Meu pai casou com minha mãe no ano de 1939, e foi morar na casa do meu avô materno. Era uma casa enorme. Tinha doze quartos, duas varandas, duas salas do meio, duas cozinhas e outras coisas mais.
Ele foi ser o vaqueiro do meu avô. Tomava conta do gado. Tirava o leite todos os dias bem cedinho. Depois disso, entrava para dentro de casa e ia tomar o seu café com leite. Café com leite é modo de dizer.
Era costume do nosso povo naquele tempo tomar o leite com sal. Minha avó paterna fervia o leite com o sal. Ou seja, colocava o sal na panela de leite. Era assim que meu pai gostava. Do jeito que a mãe dele fazia.
Já na casa de minha avó materna, era diferente. Fervia-se o leite sem sal e depois trazia um pouco de sal num pires para cada um colocar na sua vasilha, vasilha mesmo, porque não se tomava leite em xícara ou copo. O leite era servido numa sopeira, e se tomava com uma colher, porque geralmente se misturava com pedaços de batata, mandioca ou abóbora, cozidos.
Meu pai avisou que não gostava do jeito que era feito na casa de minha avó materna, a sogra dele. Ele gostava era do jeito que a mãe dele fazia. Ele não queria que o sal viesse no pires. Ele queria que o sal fosse colocado dentro da panela de leite.
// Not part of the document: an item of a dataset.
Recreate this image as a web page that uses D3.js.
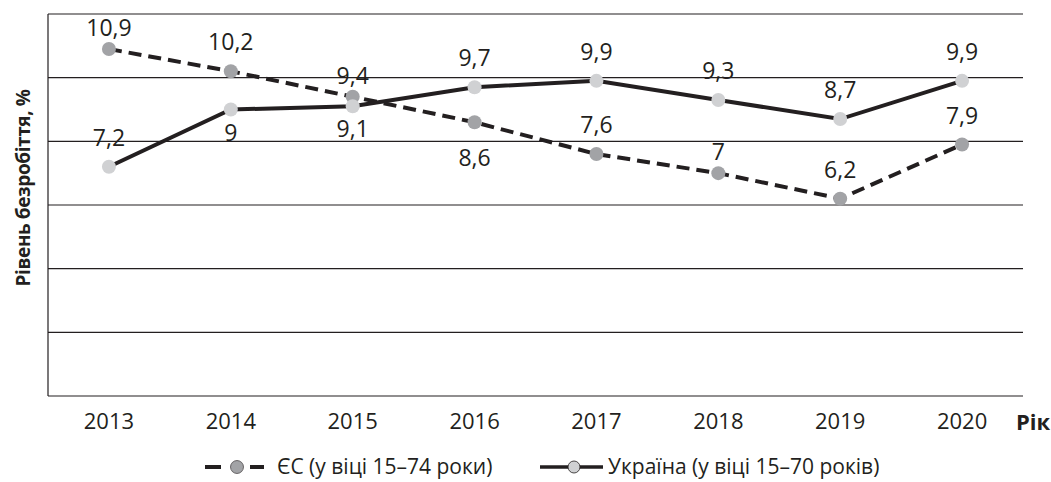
<!DOCTYPE html>
<html><head><meta charset="utf-8">
<script src="https://cdn.jsdelivr.net/npm/d3@7"></script>
<style>body{margin:0;background:#fff}text{font-family:"Open Sans",sans-serif;fill:#231f20}</style>
</head><body><svg id="c" width="1051" height="482"></svg>
<script>
const years = ["2013","2014","2015","2016","2017","2018","2019","2020"];
const euValues = [10.9, 10.2, 9.4, 8.6, 7.6, 7, 6.2, 7.9];
const uaValues = [7.2, 9, 9.1, 9.7, 9.9, 9.3, 8.7, 9.9];
const euLabelPos = ["near","above","near","far-below","above","near","above","above"];
const uaLabelPos = ["above","below","below","above","above","above","above","above"];
const yTicks = [0, 2, 4, 6, 8, 10, 12];
const seriesNames = ["ЄС (у віці 15–74 роки)", "Україна (у віці 15–70 років)"];

const svg = d3.select("#c");
const L = 48, R = 1023, T = 14, B = 396;
const x = d3.scalePoint().domain(years).range([L, R]).padding(0.5);
const y = d3.scaleLinear().domain([0, 12]).range([B, T]);
const labelDy = {"near": -13, "above": -21, "below": 31, "far-below": 44};

// gridlines
svg.append("g").selectAll("line").data(yTicks).join("line")
  .attr("x1", L).attr("x2", R).attr("y1", d => y(d)).attr("y2", d => y(d))
  .attr("stroke", "#231f20").attr("stroke-width", 1.2);
svg.append("line").attr("x1", L).attr("x2", L).attr("y1", T).attr("y2", B)
  .attr("stroke", "#231f20").attr("stroke-width", 1.2);

// x axis labels
svg.append("g").selectAll("text").data(years).join("text")
  .attr("x", d => x(d)).attr("y", 429).attr("text-anchor", "middle")
  .attr("font-size", 22).text(d => d);
svg.append("text").attr("x", 1016).attr("y", 430).attr("font-size", 22)
  .attr("font-weight", "bold").text("Рік");
svg.append("text").attr("transform", "translate(30,188) rotate(-90)")
  .attr("text-anchor", "middle").attr("font-size", 19).attr("font-weight", "bold")
  .attr("letter-spacing", -0.4)
  .text("Рівень безробіття, %");

const line = d3.line().x((d, i) => x(years[i])).y(d => y(d));
svg.append("path").datum(euValues).attr("d", line).attr("fill", "none")
  .attr("stroke", "#231f20").attr("stroke-width", 4).attr("stroke-dasharray", "13,7");
svg.append("path").datum(uaValues).attr("d", line).attr("fill", "none")
  .attr("stroke", "#231f20").attr("stroke-width", 4);

function points(vals, fill, pos) {
  svg.append("g").selectAll("circle").data(vals).join("circle")
    .attr("cx", (d, i) => x(years[i])).attr("cy", d => y(d)).attr("r", 7).attr("fill", fill);
  svg.append("g").selectAll("text").data(vals).join("text")
    .attr("x", (d, i) => x(years[i]))
    .attr("y", (d, i) => y(d) + labelDy[pos[i]])
    .attr("text-anchor", "middle").attr("font-size", 23)
    .text(d => String(d).replace(".", ","));
}
points(euValues, "#a2a3a6", euLabelPos);
points(uaValues, "#d0d1d3", uaLabelPos);

// legend
const lg = svg.append("g");
lg.append("line").attr("x1", 205).attr("x2", 264).attr("y1", 467).attr("y2", 467)
  .attr("stroke", "#231f20").attr("stroke-width", 4).attr("stroke-dasharray", "16,29,14");
lg.append("circle").attr("cx", 237).attr("cy", 467).attr("r", 6.5).attr("fill", "#a2a3a6").attr("stroke", "#231f20").attr("stroke-width", 0.6);
lg.append("text").attr("x", 277).attr("y", 474).attr("font-size", 21).text(seriesNames[0]);
lg.append("line").attr("x1", 540).attr("x2", 603).attr("y1", 467).attr("y2", 467)
  .attr("stroke", "#231f20").attr("stroke-width", 3.5);
lg.append("circle").attr("cx", 574).attr("cy", 467).attr("r", 6).attr("fill", "#d0d1d3").attr("stroke", "#231f20").attr("stroke-width", 0.8);
lg.append("text").attr("x", 608).attr("y", 474).attr("font-size", 21).text(seriesNames[1]);
</script></body></html>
Era assim que a mãe dele fazia.
Ninguém se importou com o pedido dele. Então ele tomou uma decisão radical: Não tomo mais leite, não precisa mais trazer leite para mim. E nunca mais tomou leite, nem puro e nem com café, durante mais de vinte anos.
No ano de 1966, meu pai, que estava morando no Estado do Espírito Santo, veio a São Paulo para participar da minha cerimônia de casamento. Dois dias depois do meu casamento, ele e meu irmão Abel, foram tomar o café da manhã em minha casa. Minha esposa, que não sabia da briga dele com o leite, preparou o café com leite e serviu. Ele tomou sem dizer nada.
Meu irmão Abel ficou surpreso, e perguntou, ué pai, o senhor tomou leite? Ele simplesmente respondeu, tomei.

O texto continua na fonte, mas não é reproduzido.